* [Work to complete] Keep only the lines from the top of the listing through the one with "750, 794, 841, 891, 944, 1000]", and reproduce them unaltered.

>>>

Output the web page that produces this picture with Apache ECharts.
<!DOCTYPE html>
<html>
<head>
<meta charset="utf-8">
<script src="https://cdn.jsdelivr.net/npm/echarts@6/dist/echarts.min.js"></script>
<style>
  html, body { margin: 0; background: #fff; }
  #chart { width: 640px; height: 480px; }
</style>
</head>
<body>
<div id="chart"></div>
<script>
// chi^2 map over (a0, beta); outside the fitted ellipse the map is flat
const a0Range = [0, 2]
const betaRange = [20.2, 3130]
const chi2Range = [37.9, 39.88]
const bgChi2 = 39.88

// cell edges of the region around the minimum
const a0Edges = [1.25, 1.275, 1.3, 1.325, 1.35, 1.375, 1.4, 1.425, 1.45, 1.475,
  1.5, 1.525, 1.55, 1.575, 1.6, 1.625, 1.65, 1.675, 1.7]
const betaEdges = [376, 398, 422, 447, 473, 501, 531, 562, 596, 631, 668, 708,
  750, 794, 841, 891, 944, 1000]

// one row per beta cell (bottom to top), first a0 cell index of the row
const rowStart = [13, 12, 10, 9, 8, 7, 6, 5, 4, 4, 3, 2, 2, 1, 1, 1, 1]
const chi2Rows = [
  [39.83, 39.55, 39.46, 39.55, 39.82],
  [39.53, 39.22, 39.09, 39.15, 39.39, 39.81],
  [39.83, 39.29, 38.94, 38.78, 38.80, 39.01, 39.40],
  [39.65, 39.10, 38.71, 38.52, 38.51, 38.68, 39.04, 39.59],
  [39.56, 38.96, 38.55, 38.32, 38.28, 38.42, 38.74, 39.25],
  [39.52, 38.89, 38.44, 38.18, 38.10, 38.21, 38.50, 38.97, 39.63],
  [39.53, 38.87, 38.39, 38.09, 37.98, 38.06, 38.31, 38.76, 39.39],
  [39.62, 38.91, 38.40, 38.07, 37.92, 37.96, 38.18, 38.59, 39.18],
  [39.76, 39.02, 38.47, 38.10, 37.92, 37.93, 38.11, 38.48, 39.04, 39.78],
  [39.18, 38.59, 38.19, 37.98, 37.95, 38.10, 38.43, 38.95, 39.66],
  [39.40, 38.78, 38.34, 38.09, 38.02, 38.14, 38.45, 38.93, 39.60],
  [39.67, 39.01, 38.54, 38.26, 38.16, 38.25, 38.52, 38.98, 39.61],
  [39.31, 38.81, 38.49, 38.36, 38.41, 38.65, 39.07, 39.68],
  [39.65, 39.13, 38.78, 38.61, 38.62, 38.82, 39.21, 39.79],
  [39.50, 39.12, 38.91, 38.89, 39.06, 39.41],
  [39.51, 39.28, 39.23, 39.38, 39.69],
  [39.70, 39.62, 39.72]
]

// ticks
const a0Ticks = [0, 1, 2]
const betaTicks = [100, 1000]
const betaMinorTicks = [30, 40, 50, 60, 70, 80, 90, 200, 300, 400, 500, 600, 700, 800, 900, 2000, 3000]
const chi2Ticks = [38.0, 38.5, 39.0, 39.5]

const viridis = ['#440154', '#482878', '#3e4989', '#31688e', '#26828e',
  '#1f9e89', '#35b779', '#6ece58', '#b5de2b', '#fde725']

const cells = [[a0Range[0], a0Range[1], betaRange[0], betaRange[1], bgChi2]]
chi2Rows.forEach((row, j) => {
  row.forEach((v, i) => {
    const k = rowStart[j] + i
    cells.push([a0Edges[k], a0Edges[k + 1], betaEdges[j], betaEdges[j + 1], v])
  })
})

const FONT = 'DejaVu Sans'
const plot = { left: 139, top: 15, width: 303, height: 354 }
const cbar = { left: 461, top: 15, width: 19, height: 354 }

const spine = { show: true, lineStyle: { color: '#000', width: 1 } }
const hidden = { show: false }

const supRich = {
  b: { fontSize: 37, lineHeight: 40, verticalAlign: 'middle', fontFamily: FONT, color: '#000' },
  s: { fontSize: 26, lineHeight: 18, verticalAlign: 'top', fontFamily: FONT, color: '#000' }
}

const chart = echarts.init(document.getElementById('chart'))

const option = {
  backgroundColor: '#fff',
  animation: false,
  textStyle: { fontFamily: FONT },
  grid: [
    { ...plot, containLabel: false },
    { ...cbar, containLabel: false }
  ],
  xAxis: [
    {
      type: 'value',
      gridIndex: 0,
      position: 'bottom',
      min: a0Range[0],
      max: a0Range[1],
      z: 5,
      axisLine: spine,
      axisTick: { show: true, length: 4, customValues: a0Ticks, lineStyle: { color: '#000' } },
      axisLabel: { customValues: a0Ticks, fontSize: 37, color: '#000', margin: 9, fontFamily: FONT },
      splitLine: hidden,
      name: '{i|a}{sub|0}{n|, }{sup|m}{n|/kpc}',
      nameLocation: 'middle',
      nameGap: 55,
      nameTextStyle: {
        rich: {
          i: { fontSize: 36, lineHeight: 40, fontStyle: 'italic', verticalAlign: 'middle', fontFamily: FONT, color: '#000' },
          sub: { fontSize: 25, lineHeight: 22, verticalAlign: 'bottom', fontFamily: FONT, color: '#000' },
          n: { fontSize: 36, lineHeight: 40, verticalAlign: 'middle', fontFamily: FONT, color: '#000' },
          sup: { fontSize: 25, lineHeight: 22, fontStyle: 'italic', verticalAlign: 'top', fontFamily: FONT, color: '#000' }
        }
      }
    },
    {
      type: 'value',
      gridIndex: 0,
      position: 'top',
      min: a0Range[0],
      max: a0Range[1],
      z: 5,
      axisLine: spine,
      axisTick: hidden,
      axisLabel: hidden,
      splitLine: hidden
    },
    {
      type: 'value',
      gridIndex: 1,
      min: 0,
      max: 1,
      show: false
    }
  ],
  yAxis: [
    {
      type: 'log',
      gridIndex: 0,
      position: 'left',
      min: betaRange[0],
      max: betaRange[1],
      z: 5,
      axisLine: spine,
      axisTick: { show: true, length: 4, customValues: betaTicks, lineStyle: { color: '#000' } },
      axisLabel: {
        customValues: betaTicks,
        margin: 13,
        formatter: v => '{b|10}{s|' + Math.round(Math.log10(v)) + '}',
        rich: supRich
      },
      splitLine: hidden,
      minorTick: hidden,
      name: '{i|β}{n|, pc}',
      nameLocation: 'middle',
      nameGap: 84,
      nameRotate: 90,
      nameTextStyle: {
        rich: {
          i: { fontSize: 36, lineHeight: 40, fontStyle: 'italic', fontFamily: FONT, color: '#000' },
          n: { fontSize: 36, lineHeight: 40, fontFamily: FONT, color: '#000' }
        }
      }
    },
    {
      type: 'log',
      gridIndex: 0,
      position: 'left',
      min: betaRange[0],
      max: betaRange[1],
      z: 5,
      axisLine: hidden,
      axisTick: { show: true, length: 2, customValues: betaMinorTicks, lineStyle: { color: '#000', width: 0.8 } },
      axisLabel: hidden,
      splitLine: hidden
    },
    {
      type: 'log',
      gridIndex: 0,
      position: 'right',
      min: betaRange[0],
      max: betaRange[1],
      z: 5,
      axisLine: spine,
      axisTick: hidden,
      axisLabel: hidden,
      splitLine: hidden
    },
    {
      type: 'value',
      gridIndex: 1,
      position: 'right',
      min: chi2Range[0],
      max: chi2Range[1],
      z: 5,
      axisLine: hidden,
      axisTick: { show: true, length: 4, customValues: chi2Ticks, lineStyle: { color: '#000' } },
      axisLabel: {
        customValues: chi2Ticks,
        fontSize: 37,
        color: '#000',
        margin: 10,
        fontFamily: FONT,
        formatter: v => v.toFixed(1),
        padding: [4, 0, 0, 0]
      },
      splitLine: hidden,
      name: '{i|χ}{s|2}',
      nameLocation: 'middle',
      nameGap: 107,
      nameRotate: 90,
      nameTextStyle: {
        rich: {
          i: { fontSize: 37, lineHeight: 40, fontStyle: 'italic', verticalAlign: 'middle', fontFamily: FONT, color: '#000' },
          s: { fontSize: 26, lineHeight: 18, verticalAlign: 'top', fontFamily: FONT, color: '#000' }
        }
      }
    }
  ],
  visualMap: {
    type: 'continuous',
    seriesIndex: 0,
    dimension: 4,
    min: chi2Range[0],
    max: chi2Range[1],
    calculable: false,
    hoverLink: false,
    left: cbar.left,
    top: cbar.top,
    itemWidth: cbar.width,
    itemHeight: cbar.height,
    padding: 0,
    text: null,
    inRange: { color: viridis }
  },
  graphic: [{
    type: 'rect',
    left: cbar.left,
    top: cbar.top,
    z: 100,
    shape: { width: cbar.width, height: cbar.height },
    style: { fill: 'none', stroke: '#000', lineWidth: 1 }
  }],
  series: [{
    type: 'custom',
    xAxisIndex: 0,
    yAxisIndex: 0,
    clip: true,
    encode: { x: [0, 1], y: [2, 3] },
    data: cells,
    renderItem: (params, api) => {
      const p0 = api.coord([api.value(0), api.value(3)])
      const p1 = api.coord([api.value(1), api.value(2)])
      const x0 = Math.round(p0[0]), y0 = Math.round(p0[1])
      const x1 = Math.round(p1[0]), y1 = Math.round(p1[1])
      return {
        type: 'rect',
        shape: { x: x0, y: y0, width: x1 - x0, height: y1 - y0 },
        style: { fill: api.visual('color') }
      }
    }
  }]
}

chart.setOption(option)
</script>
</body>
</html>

<<<

* [Answer to this task]
Output the web page that produces this picture with Apache ECharts.
<!DOCTYPE html>
<html>
<head>
<meta charset="utf-8">
<script src="https://cdn.jsdelivr.net/npm/echarts@6/dist/echarts.min.js"></script>
<style>
  html, body { margin: 0; background: #fff; }
  #chart { width: 640px; height: 480px; }
</style>
</head>
<body>
<div id="chart"></div>
<script>
// chi^2 map over (a0, beta); outside the fitted ellipse the map is flat
const a0Range = [0, 2]
const betaRange = [20.2, 3130]
const chi2Range = [37.9, 39.88]
const bgChi2 = 39.88

// cell edges of the region around the minimum
const a0Edges = [1.25, 1.275, 1.3, 1.325, 1.35, 1.375, 1.4, 1.425, 1.45, 1.475,
  1.5, 1.525, 1.55, 1.575, 1.6, 1.625, 1.65, 1.675, 1.7]
const betaEdges = [376, 398, 422, 447, 473, 501, 531, 562, 596, 631, 668, 708,
  750, 794, 841, 891, 944, 1000]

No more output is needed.